I was back in court today.  Again.

I was listening to the bail arguments for Haynes.  After disappearing into chambers – aka behind the scenes court time – the prosecuting attorney walked out and came straight over to me shaking his head.  For whatever reason, the judge decided to let Haynes try probation again.

This is a slightly stricter form of probation known colloquially as house arrest.  She’s allowed to go to work and be at home.  That’s it.  But also, that’s a lot like a normal life, if you have friends over a few times a week.  It would be possible to be happy doing that.  It would be possible for life to feel kind of normal.  Both of those are possibilities I don’t have.

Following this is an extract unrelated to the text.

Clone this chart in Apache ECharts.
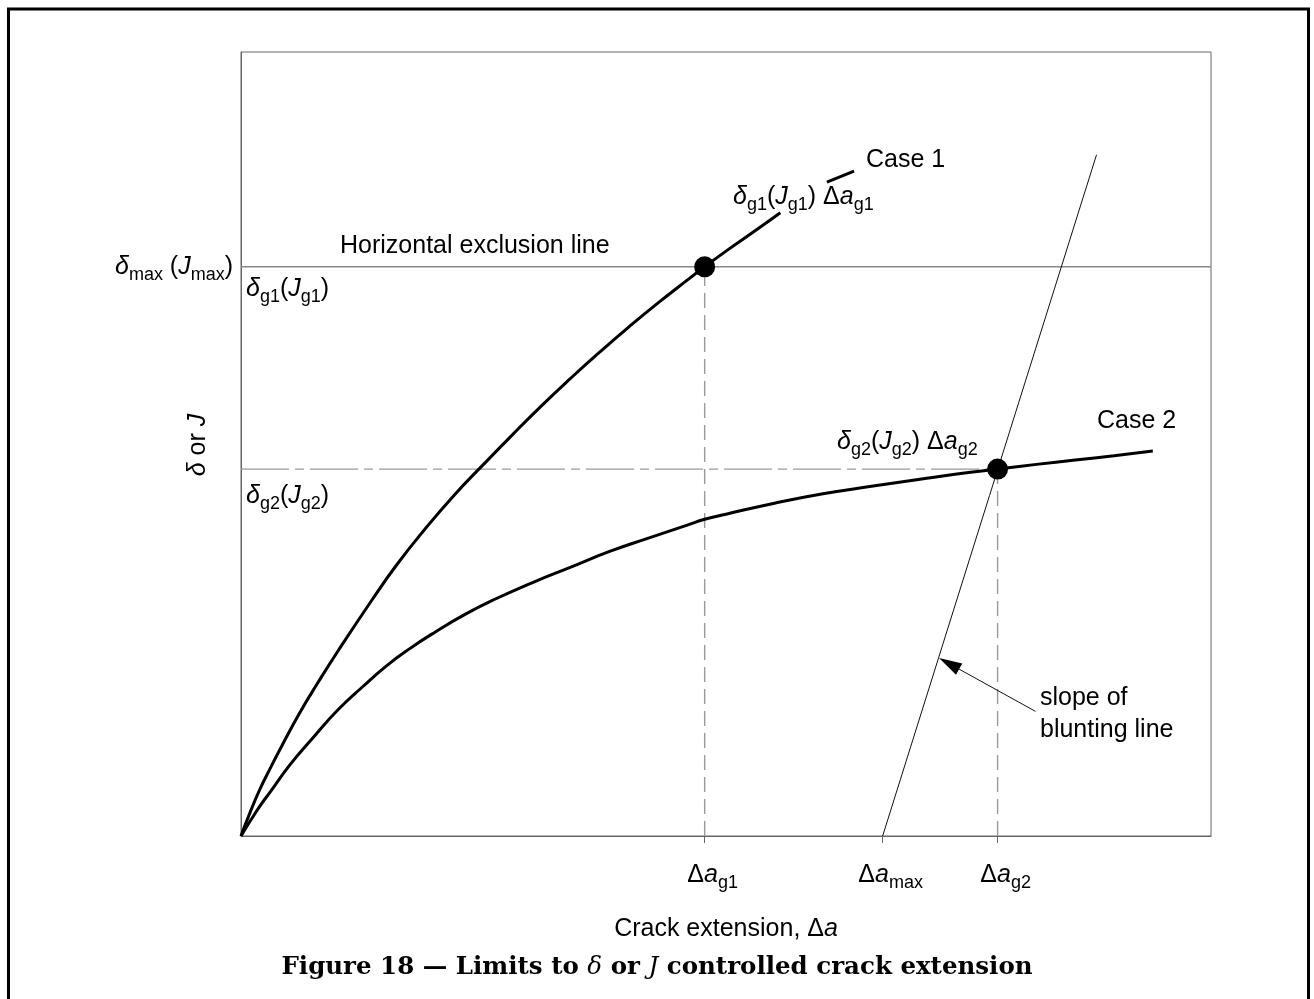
<!DOCTYPE html>
<html><head><meta charset="utf-8">
<script src="https://cdn.jsdelivr.net/npm/echarts@6/dist/echarts.min.js"></script>
<style>html,body{margin:0;padding:0;background:#fff}#c{width:1314px;height:999px}</style>
</head><body><div id="c"></div>
<script>
// ---------------- data ----------------
const xTickValues = [47.8, 66.15, 78.0];          // Δa_g1, Δa_max, Δa_g2
const xTickSubs   = ['g1', 'max', 'g2'];
const yTickValues = [72.6];                        // δmax (Jmax)
const deltaMax = 72.6;
const deltaG2  = 46.8;
const case1X = [0, 1, 2, 3, 4, 6, 8, 10, 13.5, 16, 19, 22, 25, 28, 31, 34, 37, 40, 43, 46, 47.8, 50, 53, 55.6];
const case1Y = [0, 3.2, 6.1, 8.6, 11.0, 15.6, 19.7, 23.6, 30.1, 34.5, 39.2, 43.5, 47.4, 51.2, 54.9, 58.4, 61.75, 64.95, 68.0, 70.9, 72.6, 74.6, 77.2, 79.5];
const case1TailX = [60.4, 63.2];
const case1TailY = [83.4, 84.8];
const case2X = [0, 1, 2, 3, 5, 7.4, 10, 12.6, 15, 17.4, 20, 23, 26, 30, 34, 38, 42, 46, 47.8, 50, 55, 60, 65, 70, 74, 78, 82, 86, 90, 94];
const case2Y = [0, 2.0, 3.9, 5.6, 9.0, 12.5, 16.1, 19.1, 21.7, 23.9, 26.0, 28.2, 30.1, 32.3, 34.3, 36.3, 38.0, 39.65, 40.4, 41.05, 42.45, 43.65, 44.6, 45.5, 46.2, 46.8, 47.4, 47.95, 48.5, 49.1];
const bluntX = [66.15, 88.2];
const bluntY = [0, 86.9];
const arrowTail = [81.9, 15.9];
const arrowHead = [71.96, 22.7];
const limitX = [47.8, 78.0];
const limitY = [72.6, 46.8];

// ---------------- styles ----------------
const F = 'Liberation Sans, Arial, Helvetica, sans-serif';
const FS = 'DejaVu Serif, Liberation Serif, serif';
const rich = {
  t:  {fontFamily: F, fontSize: 25, lineHeight: 30, color: '#000'},
  d:  {fontFamily: F, fontSize: 25, lineHeight: 30, color: '#000'},
  i:  {fontFamily: F, fontSize: 25, lineHeight: 30, fontStyle: 'italic', color: '#000'},
  s:  {fontFamily: F, fontSize: 18, lineHeight: 14, padding: [16, 0, 0, 0], color: '#000'},
  sp: {fontFamily: F, fontSize: 10, width: 16}
};
const zip = (xs, ys) => xs.map((x, k) => [x, ys[k]]);

const chart = echarts.init(document.getElementById('c'), null, {renderer: 'canvas'});
const option = {
  animation: false,
  backgroundColor: '#fff',
  grid: {left: 241, top: 52, right: 103, bottom: 163, show: true, borderColor: '#666', borderWidth: 1},
  xAxis: {
    type: 'value', min: 0, max: 100,
    splitLine: {show: false},
    axisLine: {show: true, lineStyle: {color: '#666', width: 1}},
    axisTick: {show: true, customValues: xTickValues, length: 7, lineStyle: {color: '#666', width: 1}},
    axisLabel: {
      show: true, customValues: xTickValues, margin: 24, align: 'center',
      formatter: (v) => {
        const k = xTickValues.indexOf(v);
        return '{sp| }{d|Δ}{i|a}{s|' + (k >= 0 ? xTickSubs[k] : '') + '}';
      },
      rich: rich
    },
    name: '{t|Crack extension, }{d|Δ}{i|a}',
    nameLocation: 'middle', nameGap: 78,
    nameTextStyle: {rich: rich}
  },
  yAxis: {
    type: 'value', min: 0, max: 100,
    splitLine: {show: false},
    axisLine: {show: true, lineStyle: {color: '#666', width: 1}},
    axisTick: {show: false},
    axisLabel: {
      show: true, customValues: yTickValues, margin: 8,
      formatter: () => '{i|δ}{s|max}{t| (}{i|J}{s|max}{t|)}',
      rich: rich
    }
  },
  series: [
    {type: 'line', name: 'Case 1', data: zip(case1X, case1Y), smooth: 0.5,
     showSymbol: false, symbol: 'none', lineStyle: {color: '#000', width: 3}, z: 5},
    {type: 'line', name: 'Case 1 tail', data: zip(case1TailX, case1TailY),
     showSymbol: false, symbol: 'none', lineStyle: {color: '#000', width: 3}, z: 5},
    {type: 'line', name: 'Case 2', data: zip(case2X, case2Y), smooth: 0.5,
     showSymbol: false, symbol: 'none', lineStyle: {color: '#000', width: 3}, z: 5},
    {type: 'line', name: 'Horizontal exclusion line', data: [[0, deltaMax], [100, deltaMax]],
     showSymbol: false, symbol: 'none', lineStyle: {color: '#888', width: 1.5}, z: 3},
    {type: 'line', name: 'dg2 level', data: [[0, deltaG2], [limitX[1], deltaG2]],
     showSymbol: false, symbol: 'none', lineStyle: {color: '#999', width: 1.3, type: [48, 6, 9, 6]}, z: 3},
    {type: 'line', name: 'dag1 drop', data: [[limitX[0], 0], [limitX[0], limitY[0]]],
     showSymbol: false, symbol: 'none', lineStyle: {color: '#999', width: 1.4, type: [15, 7]}, z: 3},
    {type: 'line', name: 'dag2 drop', data: [[limitX[1], 0], [limitX[1], limitY[1]]],
     showSymbol: false, symbol: 'none', lineStyle: {color: '#999', width: 1.4, type: [15, 7]}, z: 3},
    {type: 'line', name: 'Blunting line', data: zip(bluntX, bluntY),
     showSymbol: false, symbol: 'none', lineStyle: {color: '#111', width: 1}, z: 4},
    {type: 'scatter', name: 'limits', data: zip(limitX, limitY), symbol: 'circle', symbolSize: 21,
     itemStyle: {color: '#000', opacity: 1}, z: 10},
    {type: 'custom', name: 'arrow', clip: false, z: 6,
     data: [[arrowTail[0], arrowTail[1], arrowHead[0], arrowHead[1]]],
     renderItem: (params, api) => {
       const p0 = api.coord([api.value(0), api.value(1)]);
       const p1 = api.coord([api.value(2), api.value(3)]);
       const dx = p1[0] - p0[0], dy = p1[1] - p0[1];
       const L = Math.hypot(dx, dy), ux = dx / L, uy = dy / L;
       const hl = 23, hw = 6.5;
       const bx = p1[0] - ux * hl, by = p1[1] - uy * hl;
       return {type: 'group', children: [
         {type: 'line', shape: {x1: p0[0], y1: p0[1], x2: bx, y2: by}, style: {stroke: '#111', lineWidth: 1}},
         {type: 'polygon', shape: {points: [[p1[0], p1[1]], [bx - uy * hw, by + ux * hw], [bx + uy * hw, by - ux * hw]]},
          style: {fill: '#000'}}
       ]};
     }}
  ],
  graphic: [
    {type: 'rect', shape: {x: 8.5, y: 9, width: 1300, height: 1100}, style: {fill: 'none', stroke: '#000', lineWidth: 3}, z: 100},
    {type: 'text', x: 198, y: 445, rotation: Math.PI / 2,
     style: {text: '{i|δ}{t| or }{i|J}', rich: rich, align: 'center', verticalAlign: 'middle'}},
    {type: 'text', left: 340, top: 234, style: {text: '{t|Horizontal exclusion line}', rich: rich}},
    {type: 'text', left: 246, top: 272, style: {text: '{i|δ}{s|g1}{t|(}{i|J}{s|g1}{t|)}', rich: rich}},
    {type: 'text', left: 246, top: 479, style: {text: '{i|δ}{s|g2}{t|(}{i|J}{s|g2}{t|)}', rich: rich}},
    {type: 'text', left: 733, top: 180, style: {text: '{i|δ}{s|g1}{t|(}{i|J}{s|g1}{t|) }{d|Δ}{i|a}{s|g1}', rich: rich}},
    {type: 'text', left: 866, top: 148, style: {text: '{t|Case 1}', rich: rich}},
    {type: 'text', left: 837, top: 425, style: {text: '{i|δ}{s|g2}{t|(}{i|J}{s|g2}{t|) }{d|Δ}{i|a}{s|g2}', rich: rich}},
    {type: 'text', left: 1097, top: 409, style: {text: '{t|Case 2}', rich: rich}},
    {type: 'text', left: 1040, top: 682, style: {text: 'slope of\nblunting line', font: '25px ' + F, lineHeight: 32, fill: '#000'}},
    {type: 'text', left: 'center', top: 955, style: {
      text: '{b|Figure 18 — Limits to }{m|δ}{b| or }{m|J}{b| controlled crack extension}',
      rich: {
        b: {fontFamily: FS, fontWeight: 'bold', fontSize: 24.5, color: '#000'},
        m: {fontFamily: FS, fontStyle: 'italic', fontSize: 24.5, color: '#000'}
      }}}
  ]
};
chart.setOption(option);
</script>
</body></html>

This doesn’t feel like justice.

This process is making me feel voiceless.  I’m a loud, assertive, confident person.  And this process is making me feel like I have no voice, no say, no sway or influence.  Because I don’t.  I can’t control any of these proceedings.  I can’t change any of the things happening in court.  I’m not even allowed to speak during most of these hearings.  I just have to sit quietly in the audience side and watch as other people make arguments and talk about how good a person Haynes is.  I want to jump up and scream that she will lose in a good-person-off.  That the man she killed did more good in his life than she’s done harm.  That more people love him than she’s pissed off.  I want to argue that the harm she’s done makes her a threat to public safety.  I want to point out how flippant she is about the legal system, about the system that is creating the consequences for someone’s death.  For Jason’s death.

I want to have a voice.  And I don’t.

I’m finally getting angry.  Everyone has told me, “It’s ok to be mad,” since the beginning.  And I’ve been ok with being mad.  But I haven’t been.  It’s been too much work to be angry.  Why waste energy on a useless emotion?  Anger doesn’t get me anything, it doesn’t feel good to do, it doesn’t drive forward any healing.  It just rips me open again and lets me stew in impotent emotion.  But I think I’m finally getting there and it is just a useless, impotent and painful as I expected.  So here we go on another leg of the shit-journey of fucking terribleness.

I want to hate her.  To hate her family.  That’s where I’m getting angry.  I still don’t feel much toward her.  But I’m really mad at her family.  How can they support her?  She fucking killed someone.  How can they view her as anything other than that sister that killed someone?  How could her parents raise someone so fucking reckless as to run a red light at 60+ mph?  How could they raise two people with so little regard for others, because her sister is pretty much as at fault as she is.  Not that her sister will ever see legal justice for that.

And yet, I’m also glad she has family support.  Because we are pack creatures.  We are community creatures.  We need other people.  And we need other people to hold us responsible, to hold us to standards of excellence that we can’t always hold ourselves to.  We need other people to grow and change.  And she needs to grow and change.  I hope her family is supporting her, and also holding her responsible so that she can grow and change.

Emotions are complex.  I can hold both these things at once.  I can hold both these things and also the grief, and also the day-to-day knowledge of everything I’ve lost, and also, sometimes, joy.  But it is hard.  And I’m getting mad about that, too.